GIVEN INSTRUCTION:
Output all the data exactly. Pictures do not belong in the copy.

+ + + + +

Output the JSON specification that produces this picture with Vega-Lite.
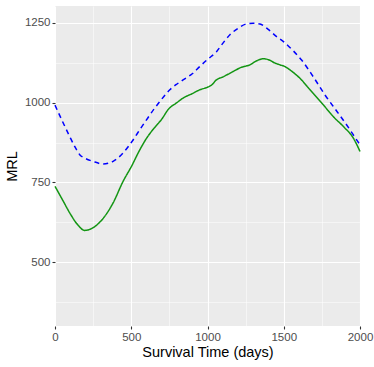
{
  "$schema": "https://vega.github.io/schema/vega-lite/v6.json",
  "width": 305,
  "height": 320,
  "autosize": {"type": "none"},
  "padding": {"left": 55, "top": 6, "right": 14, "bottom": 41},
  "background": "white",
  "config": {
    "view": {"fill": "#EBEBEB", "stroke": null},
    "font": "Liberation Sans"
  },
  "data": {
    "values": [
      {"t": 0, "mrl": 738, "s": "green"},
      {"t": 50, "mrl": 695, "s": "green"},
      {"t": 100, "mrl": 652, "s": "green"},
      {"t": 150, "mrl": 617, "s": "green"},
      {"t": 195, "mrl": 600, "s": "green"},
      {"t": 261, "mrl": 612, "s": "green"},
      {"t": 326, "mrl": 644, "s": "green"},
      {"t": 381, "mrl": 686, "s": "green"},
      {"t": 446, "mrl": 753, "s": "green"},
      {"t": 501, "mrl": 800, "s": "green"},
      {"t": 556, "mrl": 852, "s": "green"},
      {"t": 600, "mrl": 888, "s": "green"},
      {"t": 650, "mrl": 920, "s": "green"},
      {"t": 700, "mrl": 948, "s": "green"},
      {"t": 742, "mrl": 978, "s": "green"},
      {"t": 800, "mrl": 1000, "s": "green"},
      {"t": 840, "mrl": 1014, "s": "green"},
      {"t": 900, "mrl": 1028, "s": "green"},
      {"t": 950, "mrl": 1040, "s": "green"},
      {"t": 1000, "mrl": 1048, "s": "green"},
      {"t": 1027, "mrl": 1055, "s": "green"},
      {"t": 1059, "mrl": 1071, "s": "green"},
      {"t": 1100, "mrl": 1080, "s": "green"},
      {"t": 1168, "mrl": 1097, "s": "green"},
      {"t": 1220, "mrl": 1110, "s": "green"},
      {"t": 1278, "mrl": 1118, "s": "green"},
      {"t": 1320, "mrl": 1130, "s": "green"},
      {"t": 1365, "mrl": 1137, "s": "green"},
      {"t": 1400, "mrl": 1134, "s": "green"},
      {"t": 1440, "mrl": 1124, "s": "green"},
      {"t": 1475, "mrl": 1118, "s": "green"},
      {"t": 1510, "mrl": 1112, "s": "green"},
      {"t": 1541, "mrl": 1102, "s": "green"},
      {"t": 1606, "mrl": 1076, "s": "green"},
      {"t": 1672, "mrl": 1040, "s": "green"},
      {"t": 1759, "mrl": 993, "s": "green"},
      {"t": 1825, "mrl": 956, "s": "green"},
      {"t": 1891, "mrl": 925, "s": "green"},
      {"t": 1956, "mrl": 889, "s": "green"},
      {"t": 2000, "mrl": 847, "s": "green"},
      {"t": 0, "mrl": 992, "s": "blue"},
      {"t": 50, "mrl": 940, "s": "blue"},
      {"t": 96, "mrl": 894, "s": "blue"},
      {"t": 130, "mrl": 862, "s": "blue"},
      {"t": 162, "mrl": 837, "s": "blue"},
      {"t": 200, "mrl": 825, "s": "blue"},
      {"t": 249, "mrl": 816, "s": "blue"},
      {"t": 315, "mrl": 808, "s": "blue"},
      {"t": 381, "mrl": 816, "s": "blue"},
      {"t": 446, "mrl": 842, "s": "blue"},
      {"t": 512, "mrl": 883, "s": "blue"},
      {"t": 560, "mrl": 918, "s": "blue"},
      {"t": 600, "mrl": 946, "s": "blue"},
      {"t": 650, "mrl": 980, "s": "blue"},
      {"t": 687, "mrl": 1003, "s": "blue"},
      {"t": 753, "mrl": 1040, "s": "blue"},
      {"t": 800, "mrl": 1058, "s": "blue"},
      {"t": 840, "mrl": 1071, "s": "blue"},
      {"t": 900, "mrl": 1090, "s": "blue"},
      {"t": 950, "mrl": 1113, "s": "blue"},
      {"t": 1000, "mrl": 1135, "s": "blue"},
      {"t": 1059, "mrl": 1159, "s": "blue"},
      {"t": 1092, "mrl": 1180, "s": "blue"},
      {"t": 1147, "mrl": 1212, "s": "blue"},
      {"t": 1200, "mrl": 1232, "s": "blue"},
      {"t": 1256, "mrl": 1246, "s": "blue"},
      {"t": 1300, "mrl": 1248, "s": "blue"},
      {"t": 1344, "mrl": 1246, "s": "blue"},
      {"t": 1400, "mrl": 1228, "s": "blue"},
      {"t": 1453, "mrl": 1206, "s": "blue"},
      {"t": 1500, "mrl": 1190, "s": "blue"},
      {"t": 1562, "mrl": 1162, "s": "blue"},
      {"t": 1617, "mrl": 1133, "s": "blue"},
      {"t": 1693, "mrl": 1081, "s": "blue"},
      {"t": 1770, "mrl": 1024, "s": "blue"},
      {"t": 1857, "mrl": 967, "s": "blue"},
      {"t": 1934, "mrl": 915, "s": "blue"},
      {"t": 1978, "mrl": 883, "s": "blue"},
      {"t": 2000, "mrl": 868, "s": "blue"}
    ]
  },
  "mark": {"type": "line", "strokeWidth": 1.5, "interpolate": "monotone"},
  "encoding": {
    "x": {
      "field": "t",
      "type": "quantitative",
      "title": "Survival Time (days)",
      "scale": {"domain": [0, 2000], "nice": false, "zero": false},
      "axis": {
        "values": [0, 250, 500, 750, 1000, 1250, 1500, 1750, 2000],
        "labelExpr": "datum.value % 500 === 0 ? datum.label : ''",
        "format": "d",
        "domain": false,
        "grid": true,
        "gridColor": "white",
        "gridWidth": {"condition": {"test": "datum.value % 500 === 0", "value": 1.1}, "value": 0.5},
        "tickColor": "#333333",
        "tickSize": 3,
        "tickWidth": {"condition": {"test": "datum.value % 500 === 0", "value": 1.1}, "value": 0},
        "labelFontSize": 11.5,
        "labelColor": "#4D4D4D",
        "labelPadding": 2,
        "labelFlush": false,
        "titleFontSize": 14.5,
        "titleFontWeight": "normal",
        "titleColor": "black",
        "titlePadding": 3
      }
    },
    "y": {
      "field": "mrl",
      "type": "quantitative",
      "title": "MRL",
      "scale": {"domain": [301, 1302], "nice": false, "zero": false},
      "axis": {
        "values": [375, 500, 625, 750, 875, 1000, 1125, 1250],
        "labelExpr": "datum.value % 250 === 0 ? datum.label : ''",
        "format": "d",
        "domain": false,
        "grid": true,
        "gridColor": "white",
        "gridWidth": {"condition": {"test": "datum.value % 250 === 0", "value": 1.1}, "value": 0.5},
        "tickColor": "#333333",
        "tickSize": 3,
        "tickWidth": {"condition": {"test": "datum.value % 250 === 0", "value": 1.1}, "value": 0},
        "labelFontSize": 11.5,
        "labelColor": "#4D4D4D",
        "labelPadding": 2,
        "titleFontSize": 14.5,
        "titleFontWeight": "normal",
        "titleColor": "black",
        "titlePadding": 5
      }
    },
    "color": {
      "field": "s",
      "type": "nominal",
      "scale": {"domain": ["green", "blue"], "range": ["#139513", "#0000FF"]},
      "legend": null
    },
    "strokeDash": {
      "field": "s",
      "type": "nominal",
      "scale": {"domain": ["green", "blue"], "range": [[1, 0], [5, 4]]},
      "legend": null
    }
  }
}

+ + + + +

FULL ANSWER:
Output the JSON specification that produces this picture with Vega-Lite.
{
  "$schema": "https://vega.github.io/schema/vega-lite/v6.json",
  "width": 305,
  "height": 320,
  "autosize": {"type": "none"},
  "padding": {"left": 55, "top": 6, "right": 14, "bottom": 41},
  "background": "white",
  "config": {
    "view": {"fill": "#EBEBEB", "stroke": null},
    "font": "Liberation Sans"
  },
  "data": {
    "values": [
      {"t": 0, "mrl": 738, "s": "green"},
      {"t": 50, "mrl": 695, "s": "green"},
      {"t": 100, "mrl": 652, "s": "green"},
      {"t": 150, "mrl": 617, "s": "green"},
      {"t": 195, "mrl": 600, "s": "green"},
      {"t": 261, "mrl": 612, "s": "green"},
      {"t": 326, "mrl": 644, "s": "green"},
      {"t": 381, "mrl": 686, "s": "green"},
      {"t": 446, "mrl": 753, "s": "green"},
      {"t": 501, "mrl": 800, "s": "green"},
      {"t": 556, "mrl": 852, "s": "green"},
      {"t": 600, "mrl": 888, "s": "green"},
      {"t": 650, "mrl": 920, "s": "green"},
      {"t": 700, "mrl": 948, "s": "green"},
      {"t": 742, "mrl": 978, "s": "green"},
      {"t": 800, "mrl": 1000, "s": "green"},
      {"t": 840, "mrl": 1014, "s": "green"},
      {"t": 900, "mrl": 1028, "s": "green"},
      {"t": 950, "mrl": 1040, "s": "green"},
      {"t": 1000, "mrl": 1048, "s": "green"},
      {"t": 1027, "mrl": 1055, "s": "green"},
      {"t": 1059, "mrl": 1071, "s": "green"},
      {"t": 1100, "mrl": 1080, "s": "green"},
      {"t": 1168, "mrl": 1097, "s": "green"},
      {"t": 1220, "mrl": 1110, "s": "green"},
      {"t": 1278, "mrl": 1118, "s": "green"},
      {"t": 1320, "mrl": 1130, "s": "green"},
      {"t": 1365, "mrl": 1137, "s": "green"},
      {"t": 1400, "mrl": 1134, "s": "green"},
      {"t": 1440, "mrl": 1124, "s": "green"},
      {"t": 1475, "mrl": 1118, "s": "green"},
      {"t": 1510, "mrl": 1112, "s": "green"},
      {"t": 1541, "mrl": 1102, "s": "green"},
      {"t": 1606, "mrl": 1076, "s": "green"},
      {"t": 1672, "mrl": 1040, "s": "green"},
      {"t": 1759, "mrl": 993, "s": "green"},
      {"t": 1825, "mrl": 956, "s": "green"},
      {"t": 1891, "mrl": 925, "s": "green"},
      {"t": 1956, "mrl": 889, "s": "green"},
      {"t": 2000, "mrl": 847, "s": "green"},
      {"t": 0, "mrl": 992, "s": "blue"},
      {"t": 50, "mrl": 940, "s": "blue"},
      {"t": 96, "mrl": 894, "s": "blue"},
      {"t": 130, "mrl": 862, "s": "blue"},
      {"t": 162, "mrl": 837, "s": "blue"},
      {"t": 200, "mrl": 825, "s": "blue"},
      {"t": 249, "mrl": 816, "s": "blue"},
      {"t": 315, "mrl": 808, "s": "blue"},
      {"t": 381, "mrl": 816, "s": "blue"},
      {"t": 446, "mrl": 842, "s": "blue"},
      {"t": 512, "mrl": 883, "s": "blue"},
      {"t": 560, "mrl": 918, "s": "blue"},
      {"t": 600, "mrl": 946, "s": "blue"},
      {"t": 650, "mrl": 980, "s": "blue"},
      {"t": 687, "mrl": 1003, "s": "blue"},
      {"t": 753, "mrl": 1040, "s": "blue"},
      {"t": 800, "mrl": 1058, "s": "blue"},
      {"t": 840, "mrl": 1071, "s": "blue"},
      {"t": 900, "mrl": 1090, "s": "blue"},
      {"t": 950, "mrl": 1113, "s": "blue"},
      {"t": 1000, "mrl": 1135, "s": "blue"},
      {"t": 1059, "mrl": 1159, "s": "blue"},
      {"t": 1092, "mrl": 1180, "s": "blue"},
      {"t": 1147, "mrl": 1212, "s": "blue"},
      {"t": 1200, "mrl": 1232, "s": "blue"},
      {"t": 1256, "mrl": 1246, "s": "blue"},
      {"t": 1300, "mrl": 1248, "s": "blue"},
      {"t": 1344, "mrl": 1246, "s": "blue"},
      {"t": 1400, "mrl": 1228, "s": "blue"},
      {"t": 1453, "mrl": 1206, "s": "blue"},
      {"t": 1500, "mrl": 1190, "s": "blue"},
      {"t": 1562, "mrl": 1162, "s": "blue"},
      {"t": 1617, "mrl": 1133, "s": "blue"},
      {"t": 1693, "mrl": 1081, "s": "blue"},
      {"t": 1770, "mrl": 1024, "s": "blue"},
      {"t": 1857, "mrl": 967, "s": "blue"},
      {"t": 1934, "mrl": 915, "s": "blue"},
      {"t": 1978, "mrl": 883, "s": "blue"},
      {"t": 2000, "mrl": 868, "s": "blue"}
    ]
  },
  "mark": {"type": "line", "strokeWidth": 1.5, "interpolate": "monotone"},
  "encoding": {
    "x": {
      "field": "t",
      "type": "quantitative",
      "title": "Survival Time (days)",
      "scale": {"domain": [0, 2000], "nice": false, "zero": false},
      "axis": {
        "values": [0, 250, 500, 750, 1000, 1250, 1500, 1750, 2000],
        "labelExpr": "datum.value % 500 === 0 ? datum.label : ''",
        "format": "d",
        "domain": false,
        "grid": true,
        "gridColor": "white",
        "gridWidth": {"condition": {"test": "datum.value % 500 === 0", "value": 1.1}, "value": 0.5},
        "tickColor": "#333333",
        "tickSize": 3,
        "tickWidth": {"condition": {"test": "datum.value % 500 === 0", "value": 1.1}, "value": 0},
        "labelFontSize": 11.5,
        "labelColor": "#4D4D4D",
        "labelPadding": 2,
        "labelFlush": false,
        "titleFontSize": 14.5,
        "titleFontWeight": "normal",
        "titleColor": "black",
        "titlePadding": 3
      }
    },
    "y": {
      "field": "mrl",
      "type": "quantitative",
      "title": "MRL",
      "scale": {"domain": [301, 1302], "nice": false, "zero": false},
      "axis": {
        "values": [375, 500, 625, 750, 875, 1000, 1125, 1250],
        "labelExpr": "datum.value % 250 === 0 ? datum.label : ''",
        "format": "d",
        "domain": false,
        "grid": true,
        "gridColor": "white",
        "gridWidth": {"condition": {"test": "datum.value % 250 === 0", "value": 1.1}, "value": 0.5},
        "tickColor": "#333333",
        "tickSize": 3,
        "tickWidth": {"condition": {"test": "datum.value % 250 === 0", "value": 1.1}, "value": 0},
        "labelFontSize": 11.5,
        "labelColor": "#4D4D4D",
        "labelPadding": 2,
        "titleFontSize": 14.5,
        "titleFontWeight": "normal",
        "titleColor": "black",
        "titlePadding": 5
      }
    },
    "color": {
      "field": "s",
      "type": "nominal",
      "scale": {"domain": ["green", "blue"], "range": ["#139513", "#0000FF"]},
      "legend": null
    },
    "strokeDash": {
      "field": "s",
      "type": "nominal",
      "scale": {"domain": ["green", "blue"], "range": [[1, 0], [5, 4]]},
      "legend": null
    }
  }
}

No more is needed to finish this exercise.